(WHAT IS ASKED) Work out the number of lines in the listing that include the string "React". Reply with that number alone.

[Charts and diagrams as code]

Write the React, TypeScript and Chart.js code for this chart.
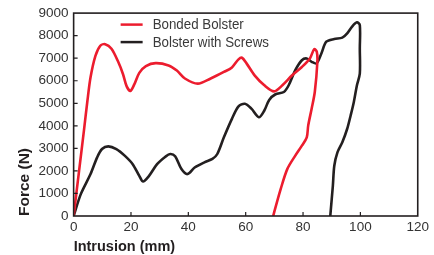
import React, { useEffect, useRef } from "react";
import { Chart, registerables } from "chart.js";

Chart.register(...registerables);

const seriesNames = ["Bonded Bolster", "Bolster with Screws"];
const seriesColors = ["#ec1c2e", "#231f20"];

const bondedX = [0, 1.9, 3.6, 4.8, 5.9, 7.6, 9.3, 11, 13.2, 15.5, 17.2, 18.5, 19.8, 21.2, 22.9, 25.2, 28.6, 33.1, 36, 38.8, 43.3, 47.8, 52.4, 55.2, 57.5, 58.7, 60.3, 63.1, 66.5, 69.9, 72.8, 76.2, 79.6, 82.4, 83.9, 84.8, 85, 84.1, 83, 81.8, 81.3, 79.6, 77.3, 74.5, 72.2, 69.9, 69.6];
const bondedY = [0, 2000, 3800, 5100, 6150, 7100, 7550, 7620, 7420, 6850, 6300, 5750, 5550, 5850, 6350, 6650, 6780, 6680, 6450, 6100, 5870, 6100, 6390, 6590, 6950, 7020, 6770, 6240, 5800, 5530, 5800, 6240, 6610, 6990, 7400, 7280, 6840, 5500, 4760, 4010, 3490, 3120, 2680, 2080, 1190, 150, 0];

const screwsX = [0, 2.5, 5.9, 8.2, 9.9, 12.1, 14.9, 17.8, 20.6, 22.9, 24.2, 26.3, 29.1, 32, 33.7, 35.4, 37.6, 39.7, 42.2, 45.6, 48.4, 50.1, 52.4, 55.2, 57.5, 59.7, 62, 64.6, 66.5, 68.2, 70.4, 73.3, 75, 77.3, 79.6, 81.3, 83, 84.7, 86.4, 88.1, 90.9, 93.7, 95.4, 97.1, 98.8, 99.8, 99.8, 99.8, 98.8, 97.7, 96.6, 95.4, 93.7, 92, 90.9, 90.4, 89.6, 89.5];
const screwsY = [0, 970, 1860, 2600, 2970, 3090, 2970, 2680, 2300, 1780, 1530, 1780, 2300, 2630, 2750, 2650, 2080, 1860, 2150, 2380, 2530, 2750, 3490, 4310, 4860, 4980, 4760, 4380, 4680, 5150, 5400, 5500, 5800, 6470, 6910, 6990, 6840, 6770, 7210, 7730, 7850, 7910, 8100, 8400, 8590, 8470, 7430, 6320, 5800, 5050, 4460, 3870, 3270, 2820, 2230, 1340, 150, 0];

const xTicks = [0, 20, 40, 60, 80, 100, 120];
const yTicks = [0, 1000, 2000, 3000, 4000, 5000, 6000, 7000, 8000, 9000];
const xTitle = "Intrusion (mm)";
const yTitle = "Force (N)";

const FONT = '"Liberation Sans", Arial, sans-serif';

const boxPlugin = {
  id: "boxAndTicks",
  afterDraw(chart: any) {
    const { ctx, chartArea } = chart;
    const xs = chart.scales.x;
    const ys = chart.scales.y;
    ctx.save();
    ctx.strokeStyle = "#231f20";
    ctx.lineWidth = 1.6;
    ctx.strokeRect(chartArea.left, chartArea.top, chartArea.right - chartArea.left, chartArea.bottom - chartArea.top);
    ctx.lineWidth = 1.2;
    ctx.beginPath();
    xTicks.forEach((v) => {
      if (v === 0 || v === 120) return;
      const px = xs.getPixelForValue(v);
      ctx.moveTo(px, chartArea.bottom);
      ctx.lineTo(px, chartArea.bottom - 4);
    });
    yTicks.forEach((v) => {
      if (v === 0 || v === 9000) return;
      const py = ys.getPixelForValue(v);
      ctx.moveTo(chartArea.left, py);
      ctx.lineTo(chartArea.left + 4, py);
    });
    ctx.stroke();

    // legend
    ctx.font = `15.5px ${FONT}`;
    ctx.textBaseline = "middle";
    ctx.textAlign = "left";
    const lx = chartArea.left + 47;
    const rows = [chartArea.top + 11.5, chartArea.top + 29];
    seriesNames.forEach((name, i) => {
      ctx.strokeStyle = seriesColors[i];
      ctx.lineWidth = 2.5;
      ctx.beginPath();
      ctx.moveTo(lx, rows[i]);
      ctx.lineTo(lx + 22, rows[i]);
      ctx.stroke();
      ctx.fillStyle = "#3a3a3a";
      ctx.save();
      ctx.translate(lx + 32, rows[i] + 0.5);
      ctx.scale(0.86, 1);
      ctx.fillText(name, 0, 0);
      ctx.restore();
    });
    ctx.restore();
  },
};

export default function App() {
  const ref = useRef<HTMLCanvasElement>(null);
  useEffect(() => {
    if (!ref.current) return;
    const mk = (xs: number[], ys: number[]) => xs.map((x, i) => ({ x, y: ys[i] }));
    const chart = new Chart(ref.current, {
      type: "scatter",
      data: {
        datasets: [
          {
            label: seriesNames[0],
            data: mk(bondedX, bondedY),
            showLine: true,
            borderColor: seriesColors[0],
            borderWidth: 2.6,
            pointRadius: 0,
            tension: 0.3,
          },
          {
            label: seriesNames[1],
            data: mk(screwsX, screwsY),
            showLine: true,
            borderColor: seriesColors[1],
            borderWidth: 2.6,
            pointRadius: 0,
            tension: 0.3,
          },
        ],
      },
      options: {
        animation: false,
        responsive: false,
        maintainAspectRatio: false,
        layout: { padding: { left: 11, top: 4, right: -5, bottom: 0 } },
        plugins: { legend: { display: false }, tooltip: { enabled: false } },
        scales: {
          x: {
            type: "linear",
            min: 0,
            max: 120,
            grid: { display: false, drawTicks: false },
            border: { display: false },
            afterBuildTicks: (s: any) => { s.ticks = xTicks.map((v) => ({ value: v })); },
            ticks: { color: "#333333", font: { family: FONT, size: 13.5, lineHeight: 1 }, padding: 5, maxRotation: 0, callback: (v: any) => String(v) },
            title: { display: true, text: xTitle, align: "start", color: "#231f20", font: { family: FONT, size: 14.5, weight: "bold", lineHeight: 1 }, padding: { top: 0, bottom: 1 } },
          },
          y: {
            type: "linear",
            min: 0,
            max: 9000,
            grid: { display: false, drawTicks: false },
            border: { display: false },
            afterBuildTicks: (s: any) => { s.ticks = yTicks.map((v) => ({ value: v })); },
            ticks: { color: "#333333", font: { family: FONT, size: 13.5 }, padding: 5, callback: (v: any) => String(v) },
            title: { display: true, text: yTitle, align: "start", color: "#231f20", font: { family: FONT, size: 15.5, weight: "bold" }, padding: { top: 4, bottom: 0 } },
          },
        },
      },
      plugins: [boxPlugin],
    } as any);
    return () => chart.destroy();
  }, []);
  return (
    <div style={{ position: "fixed", left: 0, top: 0, width: 434, height: 255, background: "#fff" }}>
      <canvas ref={ref} width={434} height={255} style={{ width: 434, height: 255, display: "block" }} />
    </div>
  );
}
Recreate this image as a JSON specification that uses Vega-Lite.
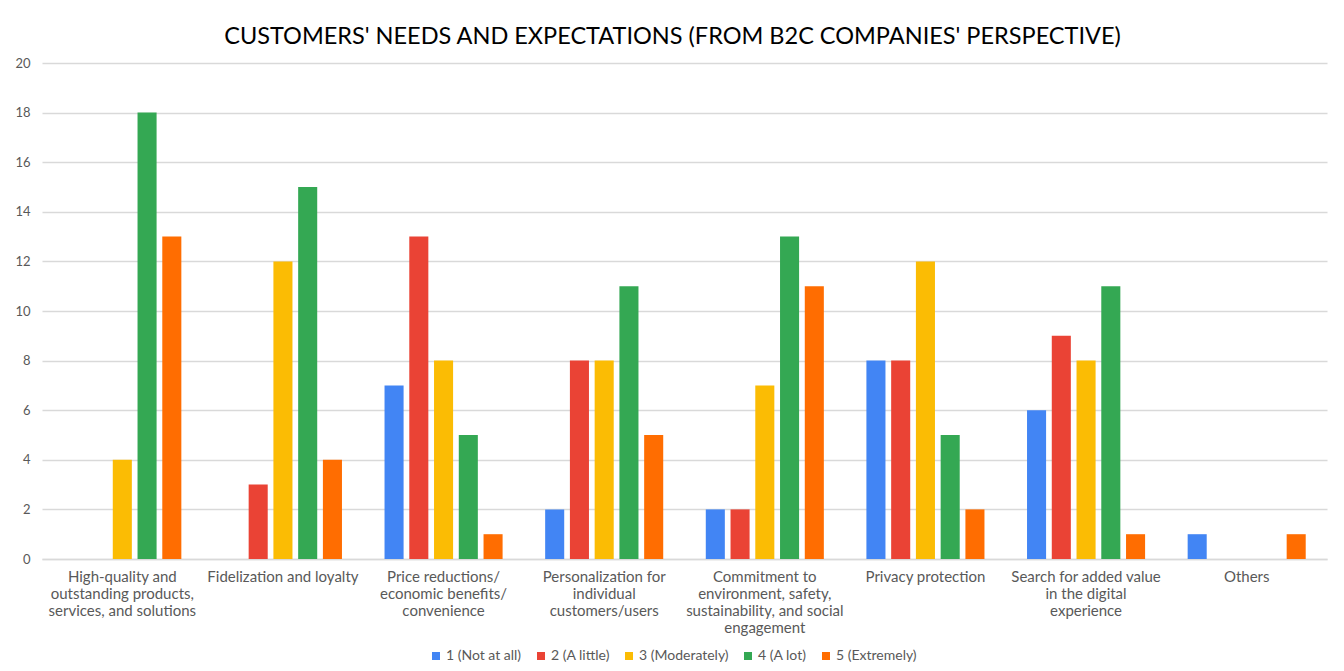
{
  "$schema": "https://vega.github.io/schema/vega-lite/v6.json",
  "width": 1285,
  "height": 496,
  "autosize": {"type": "none"},
  "padding": {"left": 42, "top": 63, "right": 17, "bottom": 112},
  "background": "white",
  "title": {
    "text": "CUSTOMERS' NEEDS AND EXPECTATIONS (FROM B2C COMPANIES' PERSPECTIVE)",
    "font": "Lato",
    "fontSize": 23.5,
    "fontWeight": "normal",
    "color": "#000000",
    "anchor": "middle",
    "offset": 9,
    "dx": -12
  },
  "config": {
    "view": {"stroke": null},
    "font": "Lato"
  },
  "data": {
    "values": [
      {"category": "High-quality and|outstanding products,|services, and solutions", "series": "1 (Not at all)", "value": 0},
      {"category": "High-quality and|outstanding products,|services, and solutions", "series": "2 (A little)", "value": 0},
      {"category": "High-quality and|outstanding products,|services, and solutions", "series": "3 (Moderately)", "value": 4},
      {"category": "High-quality and|outstanding products,|services, and solutions", "series": "4 (A lot)", "value": 18},
      {"category": "High-quality and|outstanding products,|services, and solutions", "series": "5 (Extremely)", "value": 13},
      {"category": "Fidelization and loyalty", "series": "1 (Not at all)", "value": 0},
      {"category": "Fidelization and loyalty", "series": "2 (A little)", "value": 3},
      {"category": "Fidelization and loyalty", "series": "3 (Moderately)", "value": 12},
      {"category": "Fidelization and loyalty", "series": "4 (A lot)", "value": 15},
      {"category": "Fidelization and loyalty", "series": "5 (Extremely)", "value": 4},
      {"category": "Price reductions/|economic benefits/|convenience", "series": "1 (Not at all)", "value": 7},
      {"category": "Price reductions/|economic benefits/|convenience", "series": "2 (A little)", "value": 13},
      {"category": "Price reductions/|economic benefits/|convenience", "series": "3 (Moderately)", "value": 8},
      {"category": "Price reductions/|economic benefits/|convenience", "series": "4 (A lot)", "value": 5},
      {"category": "Price reductions/|economic benefits/|convenience", "series": "5 (Extremely)", "value": 1},
      {"category": "Personalization for|individual|customers/users", "series": "1 (Not at all)", "value": 2},
      {"category": "Personalization for|individual|customers/users", "series": "2 (A little)", "value": 8},
      {"category": "Personalization for|individual|customers/users", "series": "3 (Moderately)", "value": 8},
      {"category": "Personalization for|individual|customers/users", "series": "4 (A lot)", "value": 11},
      {"category": "Personalization for|individual|customers/users", "series": "5 (Extremely)", "value": 5},
      {"category": "Commitment to|environment, safety,|sustainability, and social|engagement", "series": "1 (Not at all)", "value": 2},
      {"category": "Commitment to|environment, safety,|sustainability, and social|engagement", "series": "2 (A little)", "value": 2},
      {"category": "Commitment to|environment, safety,|sustainability, and social|engagement", "series": "3 (Moderately)", "value": 7},
      {"category": "Commitment to|environment, safety,|sustainability, and social|engagement", "series": "4 (A lot)", "value": 13},
      {"category": "Commitment to|environment, safety,|sustainability, and social|engagement", "series": "5 (Extremely)", "value": 11},
      {"category": "Privacy protection", "series": "1 (Not at all)", "value": 8},
      {"category": "Privacy protection", "series": "2 (A little)", "value": 8},
      {"category": "Privacy protection", "series": "3 (Moderately)", "value": 12},
      {"category": "Privacy protection", "series": "4 (A lot)", "value": 5},
      {"category": "Privacy protection", "series": "5 (Extremely)", "value": 2},
      {"category": "Search for added value|in the digital|experience", "series": "1 (Not at all)", "value": 6},
      {"category": "Search for added value|in the digital|experience", "series": "2 (A little)", "value": 9},
      {"category": "Search for added value|in the digital|experience", "series": "3 (Moderately)", "value": 8},
      {"category": "Search for added value|in the digital|experience", "series": "4 (A lot)", "value": 11},
      {"category": "Search for added value|in the digital|experience", "series": "5 (Extremely)", "value": 1},
      {"category": "Others", "series": "1 (Not at all)", "value": 1},
      {"category": "Others", "series": "2 (A little)", "value": 0},
      {"category": "Others", "series": "3 (Moderately)", "value": 0},
      {"category": "Others", "series": "4 (A lot)", "value": 0},
      {"category": "Others", "series": "5 (Extremely)", "value": 1}
    ]
  },
  "mark": {"type": "bar"},
  "encoding": {
    "x": {
      "field": "category",
      "type": "nominal",
      "sort": null,
      "title": null,
      "scale": {"paddingInner": 0.265, "paddingOuter": 0.1325},
      "axis": {
        "labelAngle": 0,
        "labelExpr": "split(datum.label, '|')",
        "labelFontSize": 15,
        "labelColor": "#595959",
        "labelLineHeight": 17,
        "labelPadding": 10,
        "labelLimit": 300,
        "ticks": false,
        "domainColor": "#d9d9d9",
        "domainWidth": 1.5
      }
    },
    "xOffset": {
      "field": "series",
      "type": "nominal",
      "scale": {"paddingInner": 0.23, "paddingOuter": 0}
    },
    "y": {
      "field": "value",
      "type": "quantitative",
      "title": null,
      "scale": {"domain": [0, 20]},
      "axis": {
        "values": [0, 2, 4, 6, 8, 10, 12, 14, 16, 18, 20],
        "labelFontSize": 13,
        "labelColor": "#595959",
        "labelPadding": 12,
        "ticks": false,
        "domain": false,
        "gridColor": "#d9d9d9",
        "gridWidth": 1.5
      }
    },
    "color": {
      "field": "series",
      "type": "nominal",
      "title": null,
      "scale": {
        "domain": ["1 (Not at all)", "2 (A little)", "3 (Moderately)", "4 (A lot)", "5 (Extremely)"],
        "range": ["#4285F4", "#EA4335", "#FBBC04", "#34A853", "#FF6D01"]
      },
      "legend": {
        "orient": "none",
        "legendX": 387,
        "legendY": 586,
        "padding": 0,
        "direction": "horizontal",
        "symbolType": "square",
        "symbolSize": 64,
        "symbolStrokeWidth": 0,
        "labelFontSize": 14,
        "labelColor": "#595959",
        "columnPadding": 12,
        "labelOffset": 3
      }
    }
  }
}
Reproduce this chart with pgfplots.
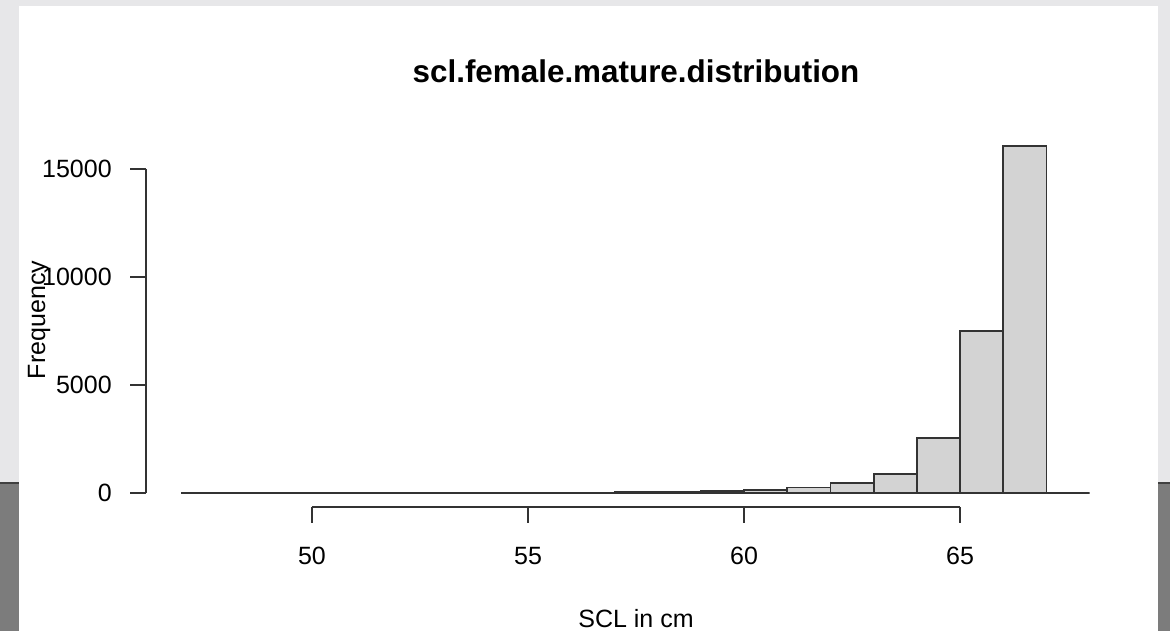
\documentclass[border=0pt]{standalone}
\usepackage{pgfplots}
\pgfplotsset{compat=1.18}
\usepackage{fontspec}
\setmainfont{Liberation Sans}
\definecolor{bgLight}{HTML}{E7E7E9}
\definecolor{bgDark}{HTML}{7C7C7C}
\definecolor{barFill}{HTML}{D3D3D3}
\definecolor{ink}{HTML}{333333}
\begin{document}
\begin{tikzpicture}[x=1pt,y=1pt]
\path[use as bounding box] (0,0) rectangle (585,315.5);
\fill[bgLight] (0,0) rectangle (585,315.5);
\fill[bgDark] (0,0) rectangle (585,74);
\draw[black!75, line width=1pt] (0,74) -- (585,74);
\fill[white] (9.5,0) rectangle (579,312.5);
\begin{axis}[
  at={(73.05pt,62.05pt)}, anchor=south west,
  scale only axis, width=489.9pt, height=187.4pt,
  xmin=46.16, xmax=68.84, ymin=-642.6, ymax=16707.6,
  axis x line*=bottom, axis y line*=left,
  axis line style={draw=none},
  scaled y ticks=false, scaled x ticks=false,
  xtick={50,55,60,65}, xticklabels={50,55,60,65},
  ytick={0,5000,10000,15000}, yticklabels={0,5000,10000,15000},
  tick align=outside, major tick length=8pt,
  tick style={ink, line width=0.9pt},
  tick label style={font=\fontsize{12.5}{15}\selectfont, inner sep=0pt},
  xticklabel shift=12pt,
  yticklabel shift=9pt,
  clip=false,
]
\addplot[ybar interval, fill=barFill, draw=ink, line width=0.9pt] coordinates {
  (47,1) (48,1) (49,2) (50,3) (51,4) (52,6) (53,8) (54,10) (55,14)
  (56,22) (57,35) (58,60) (59,90) (60,140) (61,255) (62,460) (63,880)
  (64,2550) (65,7515) (66,16065) (67,0) (68,0)
};
\draw[ink, line width=0.9pt] (axis cs:50,-642.6) -- (axis cs:65,-642.6);
\draw[ink, line width=0.9pt] (axis cs:46.16,0) -- (axis cs:46.16,15000);
\end{axis}
\node[font=\fontsize{15.7}{19}\selectfont\bfseries, anchor=base] at (318,274) {scl.female.mature.distribution};
\node[font=\fontsize{12.5}{15}\selectfont, anchor=base, rotate=90] at (22.5,155.5) {Frequency};
\node[font=\fontsize{12.5}{15}\selectfont, anchor=base] at (318,2) {SCL in cm};
\end{tikzpicture}
\end{document}
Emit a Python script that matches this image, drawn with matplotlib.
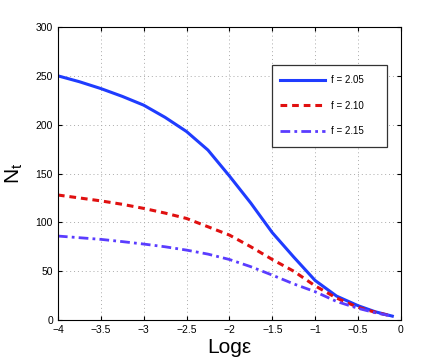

(FULL SOLUTION) 2